В библиотеке и римском досье Федора Федоровича остались любимые отцом книги, многие рукописи, материалы о творчестве Федора Ивановича. Где они сейчас? Им грозит гибель. Как спасти рукописи? Содержание большинства из них мне неизвестно. Однако среди бумаг сохранилась рукопись «Слово в память артиста». Федор Федорович говорил мне, что старательно переписал это «Слово» из какой-то газеты, кажется, из «Последних новостей» (июнь 1938 года). Своим почерком каллиграфа. Но текст от этого лучше не стал, не мог стать. Так говорил П.Н. Милюков — известный русский политик, писатель и журналист. В июне 1938 года в Париже на вечере эмигрантов, членов Союза писателей и журналистов через два месяца после кончины Федора Ивановича… Вот этот текст с некоторыми сокращениями.
«Ровно год тому назад в этом самом зале Ф.И. Шаляпин, больной и усталый, давал свой последний концерт, — записал Федор Федорович. — Присутствующие были поражены подбором программы: большая часть номеров посвящена смерти. Ясновидение артиста оправдалось: он от нас отошел. Слитком короткий промежуток времени отделяет нас от его кончины; слишком жива еще скорбь. О Ф.И. Шаляпине после его смерти было написано много прекрасных статей. Но цельного образа еще нет, и рано пытаться начертить его.

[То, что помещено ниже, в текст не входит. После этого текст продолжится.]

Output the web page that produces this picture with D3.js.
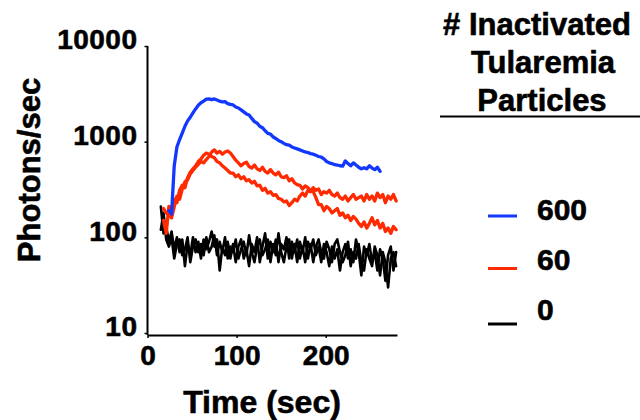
<!DOCTYPE html>
<html>
<head>
<meta charset="utf-8">
<script src="https://cdn.jsdelivr.net/npm/d3@7"></script>
<style>
  html, body { margin: 0; padding: 0; background: #fff; }
  svg { display: block; }
  text { font-family: "Liberation Sans", Arial, Helvetica, sans-serif; font-weight: bold; fill: #000; stroke: #000; stroke-width: 0.6px; }
</style>
</head>
<body>
<svg id="chart" width="640" height="420"></svg>
<script>
// ---- data ----
const times = [
  15,18,21,24,27,30,33,36,39,42,
  45,48,51,54,57,60,63,66,69,72,
  75,78,81,84,87,90,93,96,99,102,
  105,108,111,114,117,120,123,126,129,132,
  135,138,141,144,147,150,153,156,159,162,
  165,168,171,174,177,180,183,186,189,192,
  195,198,201,204,207,210,213,216,219,222,
  225,228,231,234,237,240,243,246,249,252,
  255,258,261,264,267,270,273,276,279
];

const blue600 = [
  null,null,null,190,175,560,880,1050,1230,1450,
  1650,1800,2000,2200,2400,2550,2650,2780,2800,2750,
  2800,2720,2650,2600,2620,2500,2450,2420,2300,2250,
  2150,2050,1950,1900,1750,1620,1560,1450,1400,1300,
  1220,1200,1120,1080,1030,1000,960,930,920,880,
  860,840,820,800,780,770,750,740,720,700,
  690,660,620,600,590,575,570,560,555,630,
  590,560,600,570,540,520,535,520,560,530,
  510,540,490,null,null,null,null,null,null
];

const red60a = [
  null,150,110,210,200,250,230,310,350,330,
  420,480,520,560,620,660,720,760,740,700,
  680,620,600,560,530,500,470,470,430,450,
  410,430,390,400,370,385,345,350,310,325,
  290,300,275,280,255,250,235,240,215,230,
  250,240,270,290,270,310,300,330,310,320,
  280,300,290,310,280,270,290,260,250,270,
  240,260,280,250,260,270,240,280,250,270,
  240,290,260,280,230,270,250,280,240
];

const red60b = [
  null,200,180,170,160,210,270,250,320,380,
  400,460,500,540,580,620,600,650,700,780,
  820,760,790,740,780,800,760,700,640,600,
  560,590,610,550,530,570,520,500,540,490,
  470,510,470,450,480,430,420,440,390,410,
  370,355,350,320,345,330,310,300,260,220,
  220,190,210,200,180,190,200,170,180,160,
  170,150,165,155,140,130,145,125,140,160,
  135,150,125,140,115,125,110,130,120
];

const black0a = [
  210,110,130,90,115,75,100,70,95,50,
  85,65,100,70,90,60,95,75,90,115,
  80,95,45,80,65,90,60,85,55,80,
  95,60,75,50,85,70,100,55,80,110,
  60,90,70,95,55,85,75,100,60,90,
  70,95,60,80,55,90,75,95,65,80,
  55,85,70,50,80,60,75,45,70,85,
  60,75,55,95,70,40,80,65,85,55,
  70,45,75,60,35,65,80,45,70
];

const black0b = [
  120,180,95,80,100,60,85,95,65,75,
  100,55,80,95,70,85,65,100,70,80,
  105,65,90,70,100,60,80,70,95,60,
  75,90,65,105,70,55,80,95,65,75,
  95,55,85,65,110,70,55,80,95,60,
  85,55,90,70,100,60,85,55,80,95,
  70,60,90,75,55,85,95,70,55,65,
  90,50,70,60,85,55,45,75,60,50,
  80,65,40,70,55,30,60,70,50
];

const xTicks = [0, 100, 200];
const yTicks = [10, 100, 1000, 10000];
const legendTitle = ["# Inactivated", "Tularemia", "Particles"];
const legendLabels = ["600", "60", "0"];
const colors = { blue: "#1238ff", red: "#ff2a00", black: "#000000" };

// ---- chart ----
const svg = d3.select("#chart");
svg.append("rect").attr("width", 640).attr("height", 420).attr("fill", "#fff");

const x = d3.scaleLinear().domain([0, 280]).range([147.5, 397]);
const y = d3.scaleLog().domain([10, 10000]).range([333, 46]);

const series = [
  { values: black0a, color: colors.black, w: 2.6 },
  { values: black0b, color: colors.black, w: 2.6 },
  { values: red60a, color: colors.red, w: 3.3 },
  { values: red60b, color: colors.red, w: 3.3 },
  { values: blue600, color: colors.blue, w: 3.3 }
];

const line = d3.line()
  .defined(d => d.v != null)
  .x(d => x(d.t))
  .y(d => y(d.v));

series.forEach(s => {
  const pts = times.map((t, i) => ({ t: t, v: s.values[i] }));
  svg.append("path")
    .datum(pts)
    .attr("fill", "none")
    .attr("stroke", s.color)
    .attr("stroke-width", s.w)
    .attr("stroke-linejoin", "round")
    .attr("stroke-linecap", "round")
    .attr("d", line);
});

// x axis
const xAxis = svg.append("g")
  .attr("transform", "translate(0,335)")
  .call(d3.axisBottom(x).tickValues(xTicks).tickSize(3).tickSizeOuter(0).tickPadding(7).tickFormat(d3.format("d")));
xAxis.select(".domain").attr("stroke", "#000").attr("stroke-width", 2);
xAxis.selectAll(".tick line").attr("stroke", "#000").attr("stroke-width", 1.5);
xAxis.selectAll(".tick text").style("font-size", "28px").attr("fill", "#000");

// y axis
const yAxis = svg.append("g")
  .attr("transform", "translate(147.5,0)")
  .call(d3.axisLeft(y).tickValues(yTicks).tickSize(3).tickSizeOuter(0).tickPadding(7).tickFormat(d3.format("d")));
yAxis.select(".domain").attr("stroke", "#000").attr("stroke-width", 2)
  .attr("d", `M0,${y(10000)}V335`);
yAxis.selectAll(".tick line").attr("stroke", "#000").attr("stroke-width", 1.5);
yAxis.selectAll(".tick text").style("font-size", "28px").style("letter-spacing", "0.5px")
  .attr("dy", "0.1em").attr("fill", "#000");

// axis titles
svg.append("text")
  .attr("x", 262).attr("y", 413)
  .attr("text-anchor", "middle")
  .style("font-size", "32px")
  .text("Time (sec)");

svg.append("text")
  .attr("transform", "translate(40,170) rotate(-90)")
  .attr("text-anchor", "middle")
  .style("font-size", "31px")
  .text("Photons/sec");

// legend
const titleX = [537, 543, 542];
const titleY = [35, 73, 111];
legendTitle.forEach((t, i) => {
  svg.append("text")
    .attr("x", titleX[i]).attr("y", titleY[i])
    .attr("text-anchor", "middle")
    .style("font-size", "31px")
    .text(t);
});
svg.append("line")
  .attr("x1", 440).attr("x2", 640)
  .attr("y1", 116.5).attr("y2", 116.5)
  .attr("stroke", "#000").attr("stroke-width", 2);

const legColors = [colors.blue, colors.red, colors.black];
const legLineY = [216, 268.5, 324];
const legTextY = [220, 270, 320];
legendLabels.forEach((lab, i) => {
  svg.append("line")
    .attr("x1", 488).attr("x2", 517)
    .attr("y1", legLineY[i]).attr("y2", legLineY[i])
    .attr("stroke", legColors[i]).attr("stroke-width", 3);
  svg.append("text")
    .attr("x", 537).attr("y", legTextY[i])
    .style("font-size", "30px")
    .text(lab);
});
</script>
</body>
</html>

Великие люди, как горные вершины, видны только издали. Вблизи их очертания заслонены случайными неровностями и боковыми тропинками. Нужно одолеть эти препятствия, чтобы добраться до вершины, установить связь между Шаляпиным — человеком из народных низов и Шаляпиным — гением, заслужившим мировое признание.